Goal -
Every line of the listing must be reproduced as it stands. Leave the images behind.

Entries with chart source code
+--
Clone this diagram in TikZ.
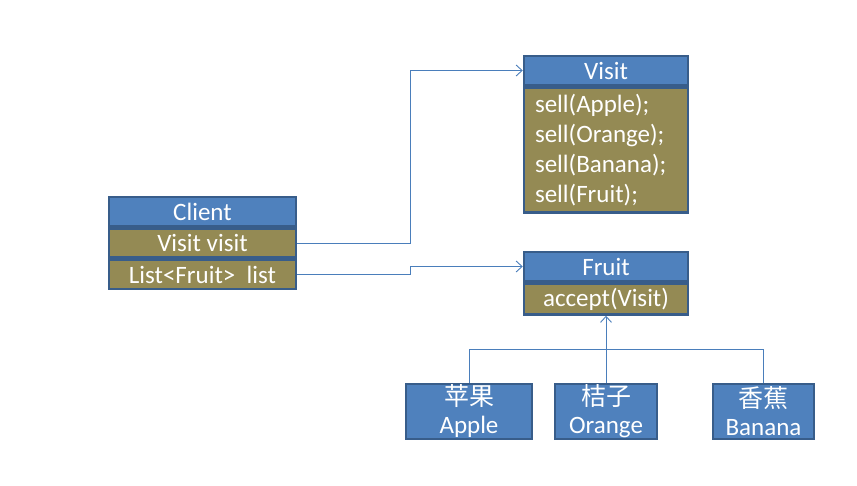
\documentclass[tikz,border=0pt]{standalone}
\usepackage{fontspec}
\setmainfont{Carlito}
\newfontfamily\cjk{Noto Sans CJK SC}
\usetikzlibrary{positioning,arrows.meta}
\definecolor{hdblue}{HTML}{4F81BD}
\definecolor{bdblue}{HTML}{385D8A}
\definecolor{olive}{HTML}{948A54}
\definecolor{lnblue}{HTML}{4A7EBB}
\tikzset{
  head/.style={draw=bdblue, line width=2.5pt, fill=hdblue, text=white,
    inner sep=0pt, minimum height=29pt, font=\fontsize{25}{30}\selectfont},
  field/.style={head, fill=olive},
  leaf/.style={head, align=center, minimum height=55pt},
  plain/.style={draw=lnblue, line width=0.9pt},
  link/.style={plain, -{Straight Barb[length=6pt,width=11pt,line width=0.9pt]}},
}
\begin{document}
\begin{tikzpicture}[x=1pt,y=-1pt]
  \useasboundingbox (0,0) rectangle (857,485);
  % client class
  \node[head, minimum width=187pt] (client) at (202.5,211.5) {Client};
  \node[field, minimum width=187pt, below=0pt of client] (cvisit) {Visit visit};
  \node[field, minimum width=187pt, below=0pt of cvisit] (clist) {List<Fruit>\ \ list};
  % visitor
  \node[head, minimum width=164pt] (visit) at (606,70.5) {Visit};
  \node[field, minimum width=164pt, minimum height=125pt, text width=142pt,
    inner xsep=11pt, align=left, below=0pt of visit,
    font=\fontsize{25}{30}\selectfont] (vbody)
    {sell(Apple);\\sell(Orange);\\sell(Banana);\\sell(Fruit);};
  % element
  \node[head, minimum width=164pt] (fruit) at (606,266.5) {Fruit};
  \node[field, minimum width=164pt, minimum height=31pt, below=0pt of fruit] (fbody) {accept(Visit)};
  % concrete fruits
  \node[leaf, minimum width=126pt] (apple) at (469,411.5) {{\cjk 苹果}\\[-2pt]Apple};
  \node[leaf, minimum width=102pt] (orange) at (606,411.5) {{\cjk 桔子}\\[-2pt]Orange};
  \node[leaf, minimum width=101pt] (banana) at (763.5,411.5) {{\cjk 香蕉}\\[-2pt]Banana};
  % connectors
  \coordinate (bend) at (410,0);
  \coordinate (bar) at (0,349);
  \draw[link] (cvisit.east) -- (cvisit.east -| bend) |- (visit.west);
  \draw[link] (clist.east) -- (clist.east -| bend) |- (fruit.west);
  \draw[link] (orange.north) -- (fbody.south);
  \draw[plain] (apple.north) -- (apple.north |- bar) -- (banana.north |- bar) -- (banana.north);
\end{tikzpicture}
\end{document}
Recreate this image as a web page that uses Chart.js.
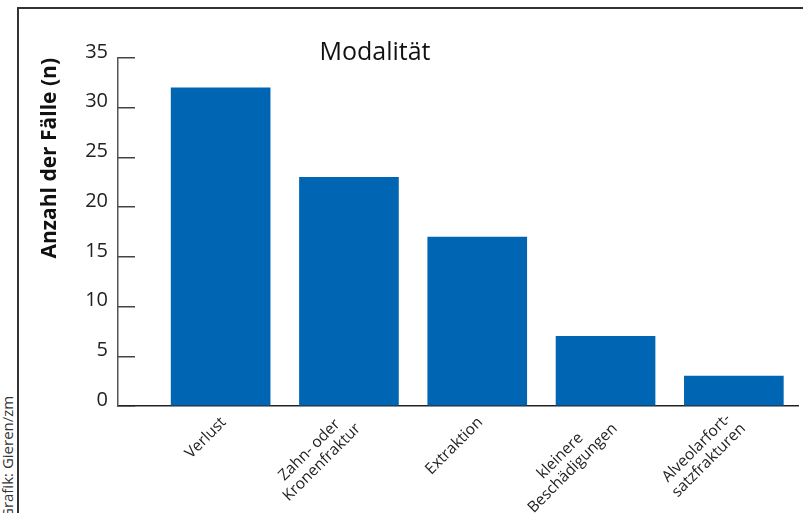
+--
Output of the task -
Clone this diagram in TikZ.
\documentclass[tikz,border=0pt]{standalone}
\usepackage{fontspec}
\setmainfont{Carlito}
\newfontfamily\cjk{Noto Sans CJK SC}
\usetikzlibrary{positioning,arrows.meta}
\definecolor{hdblue}{HTML}{4F81BD}
\definecolor{bdblue}{HTML}{385D8A}
\definecolor{olive}{HTML}{948A54}
\definecolor{lnblue}{HTML}{4A7EBB}
\tikzset{
  head/.style={draw=bdblue, line width=2.5pt, fill=hdblue, text=white,
    inner sep=0pt, minimum height=29pt, font=\fontsize{25}{30}\selectfont},
  field/.style={head, fill=olive},
  leaf/.style={head, align=center, minimum height=55pt},
  plain/.style={draw=lnblue, line width=0.9pt},
  link/.style={plain, -{Straight Barb[length=6pt,width=11pt,line width=0.9pt]}},
}
\begin{document}
\begin{tikzpicture}[x=1pt,y=-1pt]
  \useasboundingbox (0,0) rectangle (857,485);
  % client class
  \node[head, minimum width=187pt] (client) at (202.5,211.5) {Client};
  \node[field, minimum width=187pt, below=0pt of client] (cvisit) {Visit visit};
  \node[field, minimum width=187pt, below=0pt of cvisit] (clist) {List<Fruit>\ \ list};
  % visitor
  \node[head, minimum width=164pt] (visit) at (606,70.5) {Visit};
  \node[field, minimum width=164pt, minimum height=125pt, text width=142pt,
    inner xsep=11pt, align=left, below=0pt of visit,
    font=\fontsize{25}{30}\selectfont] (vbody)
    {sell(Apple);\\sell(Orange);\\sell(Banana);\\sell(Fruit);};
  % element
  \node[head, minimum width=164pt] (fruit) at (606,266.5) {Fruit};
  \node[field, minimum width=164pt, minimum height=31pt, below=0pt of fruit] (fbody) {accept(Visit)};
  % concrete fruits
  \node[leaf, minimum width=126pt] (apple) at (469,411.5) {{\cjk 苹果}\\[-2pt]Apple};
  \node[leaf, minimum width=102pt] (orange) at (606,411.5) {{\cjk 桔子}\\[-2pt]Orange};
  \node[leaf, minimum width=101pt] (banana) at (763.5,411.5) {{\cjk 香蕉}\\[-2pt]Banana};
  % connectors
  \coordinate (bend) at (410,0);
  \coordinate (bar) at (0,349);
  \draw[link] (cvisit.east) -- (cvisit.east -| bend) |- (visit.west);
  \draw[link] (clist.east) -- (clist.east -| bend) |- (fruit.west);
  \draw[link] (orange.north) -- (fbody.south);
  \draw[plain] (apple.north) -- (apple.north |- bar) -- (banana.north |- bar) -- (banana.north);
\end{tikzpicture}
\end{document}
Recreate this image as a web page that uses Chart.js.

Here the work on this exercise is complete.